Over the weekend, President Obama exercised his right to make recess appointments to various positions, including two posts to the National Labor Relations Board. As you may have heard, the Board has been operating (if you can call it that) for two years with just two out of the five members.
There have been a lot of pixels used this week trying to explain why these recess appointments are horrible for business and result in the end of the world as we know it. Frankly, it’s a bit overkill.
That’s not to say that employers shouldn’t expect the NLRB to issue more decisions that are "pro-union" or "employee-friendly" (as those loaded terms are used) and reverse some cases or rules that were issued under the Bush Administration. Employers SHOULD expect those decisions to come now.

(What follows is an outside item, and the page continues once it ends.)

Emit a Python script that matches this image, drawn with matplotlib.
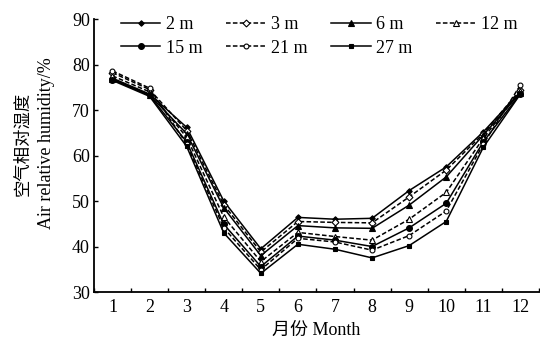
import matplotlib
matplotlib.use("Agg")
import matplotlib.pyplot as plt
import numpy as np

months = [1, 2, 3, 4, 5, 6, 7, 8, 9, 10, 11, 12]
month_labels = ["1", "2", "3", "4", "5", "6", "7", "8", "9", "10", "11", "12"]
depth_labels = ["2 m", "3 m", "6 m", "12 m", "15 m", "21 m", "27 m"]

h_2m  = [77.0, 73.5, 66.2, 50.0, 39.5, 46.4, 46.0, 46.2, 52.3, 57.5, 65.2, 74.0]
h_3m  = [78.2, 74.5, 65.5, 49.2, 38.8, 45.5, 45.3, 45.2, 50.9, 56.8, 64.8, 74.5]
h_6m  = [76.8, 73.3, 64.8, 48.5, 38.0, 44.6, 44.1, 44.0, 49.1, 55.3, 64.5, 73.8]
h_12m = [77.5, 74.0, 64.0, 46.5, 36.7, 43.1, 42.2, 41.4, 46.0, 51.9, 63.8, 74.2]
h_15m = [76.7, 73.2, 63.0, 44.9, 35.6, 42.3, 41.4, 40.0, 44.1, 49.5, 63.0, 73.6]
h_21m = [78.6, 74.8, 62.5, 44.1, 34.9, 41.8, 41.0, 39.2, 42.4, 47.8, 62.5, 75.5]
h_27m = [76.5, 73.0, 62.0, 43.0, 34.1, 40.5, 39.4, 37.5, 40.2, 45.5, 61.8, 73.5]

series = [h_2m, h_3m, h_6m, h_12m, h_15m, h_21m, h_27m]
styles = [
    dict(ls="-", marker="D", mfc="black", ms=2.8),
    dict(ls="--", marker="D", mfc="white", ms=3.5),
    dict(ls="-", marker="^", mfc="black", ms=4),
    dict(ls="--", marker="^", mfc="white", ms=4.5),
    dict(ls="-", marker="o", mfc="black", ms=4.2),
    dict(ls="--", marker="o", mfc="white", ms=3.5),
    dict(ls="-", marker="s", mfc="black", ms=3.3),
]

plt.rcParams["font.family"] = ["Liberation Serif", "Noto Sans CJK SC"]
plt.rcParams["axes.unicode_minus"] = False

fig = plt.figure(figsize=(5.4, 3.46), dpi=100)
ax = fig.add_axes([0.174, 0.156, 0.824, 0.789])

handles = []
for vals, lab, st in zip(series, depth_labels, styles):
    kw = dict(color="black", lw=1.1, marker=st["marker"], mfc=st["mfc"], mec="black",
              mew=0.8, ms=st["ms"], label=lab)
    if st["ls"] == "--":
        kw["dashes"] = (3, 1.5)
    else:
        kw["ls"] = "-"
    h, = ax.plot(months, vals, **kw)
    handles.append(h)

ax.set_xlim(0.5, 12.5)
ax.set_ylim(30, 90)
ax.set_xticks(months)
ax.set_xticklabels(month_labels, fontsize=13)
ax.set_xticks(np.arange(0.5, 13, 1), minor=True)
ax.tick_params(axis="x", which="major", length=0, pad=5)
ax.tick_params(axis="x", which="minor", direction="in", length=3, width=1)
ax.set_yticks(np.arange(30, 91, 10))
ax.tick_params(axis="y", direction="in", length=3, width=1, labelsize=13, pad=3)

for s in ["top", "right"]:
    ax.spines[s].set_visible(False)
for s in ["left", "bottom"]:
    ax.spines[s].set_linewidth(1.3)

ax.set_xlabel("月份 Month", fontsize=13, labelpad=4,
              family=["Noto Sans CJK SC", "Liberation Serif"])
ax.xaxis.label.set_family(["Liberation Serif", "Noto Sans CJK SC"])
fig.text(0.042, 0.585, "空气相对湿度", rotation=90, ha="center", va="center",
         fontsize=12.5, family=["Noto Sans CJK SC"])
fig.text(0.086, 0.585, "Air relative humidity/%", rotation=90, ha="center", va="center",
         fontsize=13, family=["Liberation Serif"])

# column-major order so rows read 2,3,6,12 / 15,21,27
order = [0, 4, 1, 5, 2, 6, 3]
leg = ax.legend([handles[i] for i in order], [depth_labels[i] for i in order],
                ncol=4, loc="upper left", bbox_to_anchor=(0.06, 1.01), frameon=False,
                fontsize=13, handlelength=2.2, handletextpad=0.3, columnspacing=1.3,
                labelspacing=0.35, borderaxespad=0, borderpad=0)

fig.savefig("out.png", dpi=100)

But those types of reversals happen virtually every time a new administration changes from one party to another. It was completely unrealistic to have thought otherwise. (Mark Toth summarizes some of the areas that we might see a reversal on.)
Yet, to look at the headlines like the one from Point of Law "Get Ready for Radical Interpretations of Labor Law" and you might think that this is really unusual. (For a wrapup of other posts, the Ohio Employer’s Law Blog has done a summary here.)
Everyone expected this administration to be pro-labor and to have a pro-labor NLRB. It seems to me, therefore, that all the hand-wringing over Becker is a bit overdone. I represent employers. I believe employer-employee relations are handled better without a union. I also believe, however, that when an employer ends up with a union, it’s deserved 99% of the time. An employer will have much more to do with whether a labor union gets its foot in the door by the way employees are treated than by anything Craig Becker does.
Indeed, in some ways the appointments will be "good" for business in the sense that it will bring back some certainty in areas of labor law. For the last several years, employers have been in limbo not knowing if, for example, the Employee Free Choice Act might come to pass. With new rules and decisions from the NLRB, employers might get a path towards compliance and knowing what the limits of the rules are.
Employers relish stability. If you don’t think so, ask a HR representative how much fun they’ve been having with the COBRA subsidy rules.
Yes, employers will need to do a bit more planning and continue to educate supervisors and managers about various elements of labor law but that was expected with the Obama Administration. At least now, employers can stop living in the theoretical and start working with the actual.
The appointments are here for the foreseeable future. The time for hyperbole is over; the time for action steps by employers has just begun.